What: Nine Entertainment Co Holdings Ltd (ASX: NEC) relisted on the ASX in December 2013 and yesterday reported a fall in full-year profit of 95.2% from the year before. Group profit for the year to June 30 was just $57.9 million on revenue of $1.55 billion, however this was impacted by a number of one-off items that boosted profit last year and hit profit this year.
Nine said that its pro-forma adjusted profit, which strips away those inconsistencies, actually rose 5.5% to $144 million. This number was 3% ahead of the company's own forecast and marginally ahead of consensus estimates.
So what: Leading up to the result, Nine Entertainment was widely regarded by investment analysts as a strong 'Buy'. A study by Bloomberg last week found that Nine Entertainment was the most popular company among analysts, with an average rating of 'Buy' among prominent analysts.

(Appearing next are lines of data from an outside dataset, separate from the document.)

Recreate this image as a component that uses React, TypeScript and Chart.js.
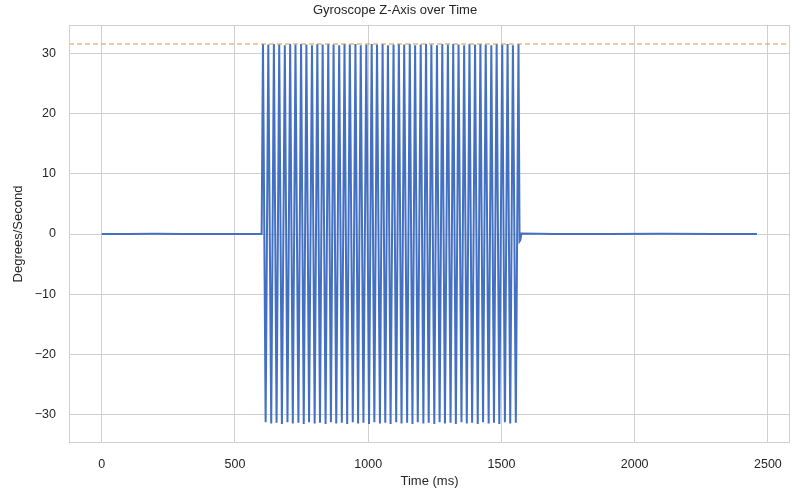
import React, { useEffect, useRef } from "react";
import { Chart, registerables } from "chart.js";

Chart.register(...registerables);

const TITLE = "Gyroscope Z-Axis over Time";
const X_LABEL = "Time (ms)";
const Y_LABEL = "Degrees/Second";

const xTicks = [0, 500, 1000, 1500, 2000, 2500];
const yTicks = [-30, -20, -10, 0, 10, 20, 30];

// baseline before the motion
const preTimes = [0, 100, 200, 300, 400, 500, 600];
const preValues = [0.02, 0.01, 0.03, 0.0, 0.02, 0.01, 0.02];

// oscillating section
const oscTimes = [
  605, 615, 625, 636, 646, 656, 666, 676, 687, 697, 707, 717, 727, 738, 748, 758,
  768, 778, 789, 799, 809, 819, 829, 840, 850, 860, 870, 880, 891, 901, 911, 921,
  931, 942, 952, 962, 972, 982, 993, 1003, 1013, 1023, 1033, 1044, 1054, 1064, 1074,
  1084, 1095, 1105, 1115, 1125, 1135, 1146, 1156, 1166, 1176, 1186, 1197, 1207, 1217,
  1227, 1237, 1248, 1258, 1268, 1278, 1288, 1299, 1309, 1319, 1329, 1339, 1350, 1360,
  1370, 1380, 1390, 1401, 1411, 1421, 1431, 1441, 1452, 1462, 1472, 1482, 1492, 1503,
  1513, 1523, 1533, 1543, 1554, 1564,
];
const oscValues = [
  31.5, -31.2, 31.4, -31.4, 31.5, -31.3, 31.4, -31.5, 31.3, -31.2, 31.5, -31.4, 31.4,
  -31.3, 31.5, -31.5, 31.4, -31.2, 31.3, -31.4, 31.5, -31.3, 31.4, -31.5, 31.5, -31.2,
  31.4, -31.4, 31.3, -31.3, 31.5, -31.5, 31.4, -31.2, 31.5, -31.4, 31.3, -31.3, 31.4,
  -31.5, 31.5, -31.2, 31.4, -31.4, 31.5, -31.3, 31.3, -31.5, 31.4, -31.2, 31.5, -31.4,
  31.4, -31.3, 31.5, -31.5, 31.3, -31.2, 31.4, -31.4, 31.5, -31.3, 31.4, -31.5, 31.3,
  -31.2, 31.5, -31.4, 31.4, -31.3, 31.5, -31.5, 31.4, -31.2, 31.3, -31.4, 31.5, -31.3,
  31.4, -31.5, 31.5, -31.2, 31.4, -31.4, 31.3, -31.3, 31.5, -31.5, 31.4, -31.2, 31.5,
  -31.4, 31.3, -31.3, 31.5,
];

// settling and baseline after the motion
const postTimes = [1568, 1571, 1575, 1700, 1900, 2100, 2300, 2459];
const postValues = [-1.2, -1.0, 0.1, 0.02, 0.01, 0.03, 0.01, 0.02];

const maxValue = 31.5;

const X_MIN = -123;
const X_MAX = 2583;
const Y_MIN = -34.65;
const Y_MAX = 34.65;

const FONT = "'Liberation Sans', Arial, sans-serif";
const GRID = "#d0d0d0";
const TEXT = "#262626";

const fmt = (v: number) => (v < 0 ? "\u2212" + Math.abs(v) : String(v));

export default function App() {
  const ref = useRef<HTMLCanvasElement | null>(null);

  useEffect(() => {
    if (!ref.current) return;
    const times = [...preTimes, ...oscTimes, ...postTimes];
    const values = [...preValues, ...oscValues, ...postValues];
    const points = times.map((t, i) => ({ x: t, y: values[i] }));

    const frame = {
      id: "frame",
      afterDraw(chart: any) {
        const { ctx, chartArea } = chart;
        ctx.save();
        ctx.strokeStyle = GRID;
        ctx.lineWidth = 1;
        ctx.strokeRect(
          Math.round(chartArea.left) + 0.5,
          Math.round(chartArea.top) + 0.5,
          Math.round(chartArea.right - chartArea.left) - 1,
          Math.round(chartArea.bottom - chartArea.top) - 1
        );
        ctx.restore();
      },
    };

    const chart = new Chart(ref.current, {
      type: "line",
      data: {
        datasets: [
          {
            label: "Gyro Z",
            data: points,
            borderColor: "#4470c4",
            borderWidth: 2,
            pointRadius: 0,
            tension: 0,
            order: 1,
          },
          {
            label: "Max",
            data: [
              { x: X_MIN, y: maxValue },
              { x: X_MAX, y: maxValue },
            ],
            borderColor: "rgb(222,150,50)",
            borderWidth: 1.1,
            borderDash: [5, 3],
            pointRadius: 0,
            order: 0,
          },
        ],
      },
      options: {
        animation: false,
        responsive: false,
        maintainAspectRatio: false,
        layout: { padding: { left: 0, right: 2, top: 0, bottom: 0 } },
        plugins: {
          legend: { display: false },
          tooltip: { enabled: false },
          title: {
            display: true,
            text: TITLE,
            color: TEXT,
            font: { family: FONT, size: 13, weight: "normal" },
            padding: { top: 3, bottom: 6.4 },
          },
        },
        scales: {
          x: {
            type: "linear",
            min: X_MIN,
            max: X_MAX,
            afterBuildTicks: (s: any) => {
              s.ticks = xTicks.map((v) => ({ value: v }));
            },
            afterFit: (s: any) => {
              s.height = 52;
              s.paddingRight = 0;
              s.paddingLeft = 0;
            },
            ticks: {
              color: TEXT,
              font: { family: FONT, size: 12.5 },
              padding: 14,
              maxRotation: 0,
              autoSkip: false,
              callback: (v: any) => fmt(Number(v)),
            },
            grid: { color: GRID, drawTicks: false, lineWidth: 1 },
            border: { display: false },
            title: {
              display: true,
              text: X_LABEL,
              color: TEXT,
              font: { family: FONT, size: 13 },
              padding: { top: 0, bottom: 6 },
            },
          },
          y: {
            type: "linear",
            min: Y_MIN,
            max: Y_MAX,
            afterBuildTicks: (s: any) => {
              s.ticks = yTicks.map((v) => ({ value: v }));
            },
            afterFit: (s: any) => {
              s.width = 69;
            },
            ticks: {
              color: TEXT,
              font: { family: FONT, size: 12.5 },
              padding: 13,
              callback: (v: any) => fmt(Number(v)),
            },
            grid: { color: GRID, drawTicks: false, lineWidth: 1 },
            border: { display: false },
            title: {
              display: true,
              text: Y_LABEL,
              color: TEXT,
              font: { family: FONT, size: 13 },
              padding: { top: 11, bottom: 0 },
            },
          },
        },
      },
      plugins: [frame],
    });
    return () => chart.destroy();
  }, []);

  return (
    <div style={{ position: "fixed", left: 0, top: 0, width: 792, height: 495, background: "#fff" }}>
      <canvas ref={ref} width={792} height={495} style={{ display: "block" }} />
    </div>
  );
}
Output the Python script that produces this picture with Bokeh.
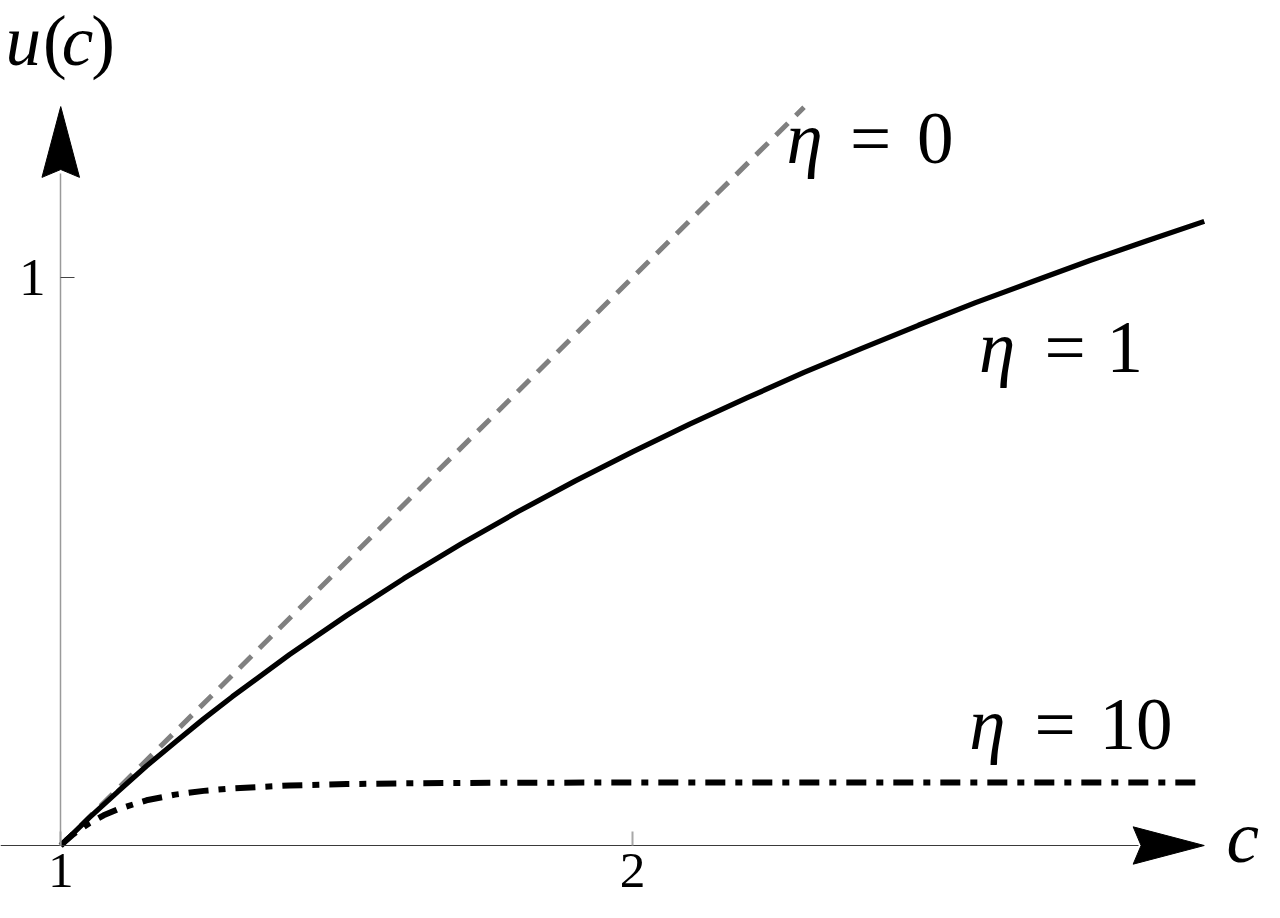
from bokeh.plotting import figure
from bokeh.models import Range1d, LinearAxis, FixedTicker
from bokeh.core.properties import value
from bokeh.embed import file_html
from bokeh.resources import INLINE

# ---------------- data ----------------
c_eta0 = [1.0, 2.30]
u_eta0 = [0.0, 1.30]

c_eta1 = [1.0, 1.05, 1.1, 1.15, 1.2, 1.25, 1.3, 1.4, 1.5, 1.6, 1.7, 1.8, 1.9,
          2.0, 2.1, 2.2, 2.3, 2.4, 2.5, 2.6, 2.7, 2.8, 2.9, 3.0]
u_eta1 = [0.0, 0.049, 0.095, 0.140, 0.182, 0.223, 0.262, 0.336, 0.405, 0.470,
          0.531, 0.588, 0.642, 0.693, 0.742, 0.788, 0.833, 0.875, 0.916, 0.956,
          0.993, 1.030, 1.065, 1.099]

c_eta10 = [1.0, 1.01, 1.02, 1.03, 1.05, 1.075, 1.1, 1.15, 1.2, 1.25, 1.3, 1.4,
           1.5, 1.6, 1.8, 2.0, 2.5, 3.0]
u_eta10 = [0.0, 0.0095, 0.0181, 0.0260, 0.0394, 0.0532, 0.0640, 0.0796, 0.0896,
           0.0962, 0.1006, 0.1057, 0.1082, 0.1095, 0.1106, 0.1109, 0.1111, 0.1111]

x_ticks = [1, 2]
y_ticks = [1]

curve_numbers = ["0", "1", "10"]
eta_symbol = "η"

# ---------------- geometry helpers (reference pixel -> data) ----------------
W, H = 1264, 902
REF_W, REF_H = 1280, 918
X1, SX = 61.0, 579.0     # ref x of c=1, px per unit
Y0, SY = 860.0, 578.0    # ref y of u=0, px per unit
K = W / REF_W            # size scale


def dx(xs):
    return 1.0 + (xs - X1) / SX


def dy(ys):
    return (Y0 - ys) / SY


def px(v):
    return f"{v * K:.1f}px"


x_start, x_end = dx(0), dx(REF_W)
y_top, y_bot = dy(0), dy(REF_H)

p = figure(width=W, height=H, output_backend="svg", toolbar_location=None,
           x_range=Range1d(x_start, x_end), y_range=Range1d(y_bot, y_top),
           x_axis_type=None, y_axis_type=None, min_border=0)
p.outline_line_color = None
p.grid.visible = False
p.background_fill_color = "white"
p.border_fill_color = "white"

SERIF = "Liberation Serif"

# ---------------- axes ----------------
xaxis = LinearAxis(fixed_location=0, bounds=(x_start, dx(1152)),
                   ticker=FixedTicker(ticks=x_ticks))
xaxis.axis_line_color = "#3a3a3a"
xaxis.axis_line_width = 1.2
xaxis.major_tick_in = 14
xaxis.major_tick_out = 0
xaxis.major_tick_line_color = "#a8a8a8"
xaxis.major_tick_line_width = 2
xaxis.minor_tick_line_color = None
xaxis.major_label_standoff = 8
xaxis.major_label_text_font = SERIF
xaxis.major_label_text_font_size = px(52)
xaxis.major_label_text_color = "black"
p.add_layout(xaxis, "below")

yaxis = LinearAxis(fixed_location=1, bounds=(0, dy(176)),
                   ticker=FixedTicker(ticks=y_ticks))
yaxis.axis_line_color = "#9a9a9a"
yaxis.axis_line_width = 1.5
yaxis.major_tick_in = 14
yaxis.major_tick_out = 0
yaxis.major_tick_line_color = "#444444"
yaxis.major_tick_line_width = 1.2
yaxis.minor_tick_line_color = None
yaxis.major_label_standoff = 15
yaxis.major_label_text_font = SERIF
yaxis.major_label_text_font_size = px(54)
yaxis.major_label_text_color = "black"
p.add_layout(yaxis, "left")

# arrow heads
p.patch([dx(61), dx(80), dx(61), dx(42)], [dy(108), dy(180), dy(172), dy(180)],
        fill_color="black", line_color="black", line_width=1)
p.patch([dx(1219), dx(1147), dx(1155), dx(1147)], [dy(860), dy(879), dy(860), dy(841)],
        fill_color="black", line_color="black", line_width=1)

# ---------------- curves ----------------
p.line(c_eta0, u_eta0, line_color="#808080", line_width=5, line_dash="17 11")
p.line(c_eta1, u_eta1, line_color="black", line_width=5.2)
p.line(c_eta10, u_eta10, line_color="black", line_width=6, line_dash="20 10 7 10")

# ---------------- labels ----------------
SERIF_MID = 0.3375       # em-box middle above the baseline, in em


def label(x, y_base, t, align, style="normal", size=74):
    p.text([dx(x)], [dy(y_base - SERIF_MID * size)], text=[t],
           text_font=value(SERIF), text_font_style=style,
           text_font_size=px(size), text_align=align,
           text_baseline="middle", text_color="black")


# eta labels: (eta left, '=' centre, number right, baseline) in ref px
lab_pos = [(800, 881, 963, 165), (995, 1078, 1155, 378), (985, 1068, 1185, 762)]
for (xl, xm, xr, yb), num in zip(lab_pos, curve_numbers):
    label(xl - 4, yb, eta_symbol, "left", "italic")
    label(xm, yb, "=", "center")
    label(xr + 2, yb, num, "right")

# axis titles
for t, xc, st in [("u", 23, "italic"), ("(", 55, "normal"),
                  ("c", 78, "italic"), (")", 104, "normal")]:
    label(xc, 66, t, "center", st, size=72)
label(1258, 877, "c", "center", "italic")

open("out.html", "w").write(file_html(p, INLINE))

I'm unsure what prompted this rating as the local advertising market has been soft for most of the last 12 months, and companies coming out of ownership from private equity can sometimes spring surprises. Regardless, shares fell 3.1% following the announcement as Nine flagged a slow start to the 2015 financial year and predicted a 5% to 10% fall in local advertising revenue in the September quarter.
What now: Analysts haven't yet revised their estimates of earnings or price targets, but seeing as Nine managed to beat underlying profit and dividend forecasts one would imagine they will remain bullish.
I'm less certain. While Nine managed to grow its share of free-to-air advertising revenue from 37.9% to 38.7% over the past 12 months, and is targeting a 40% share by this time next year, I find it hard to justify buying a company that sources the majority of revenue from what appears to be a diminishing market. This goes against one of Warren Buffett's most important investing criteria.
Shareholders in rivals Seven West Media Ltd (ASX: SWM) and Ten Network Holdings Limited (ASX: TEN) have seen losses of between 70% and 80% over the last five years due to stagnating or falling revenue in the industry as a whole.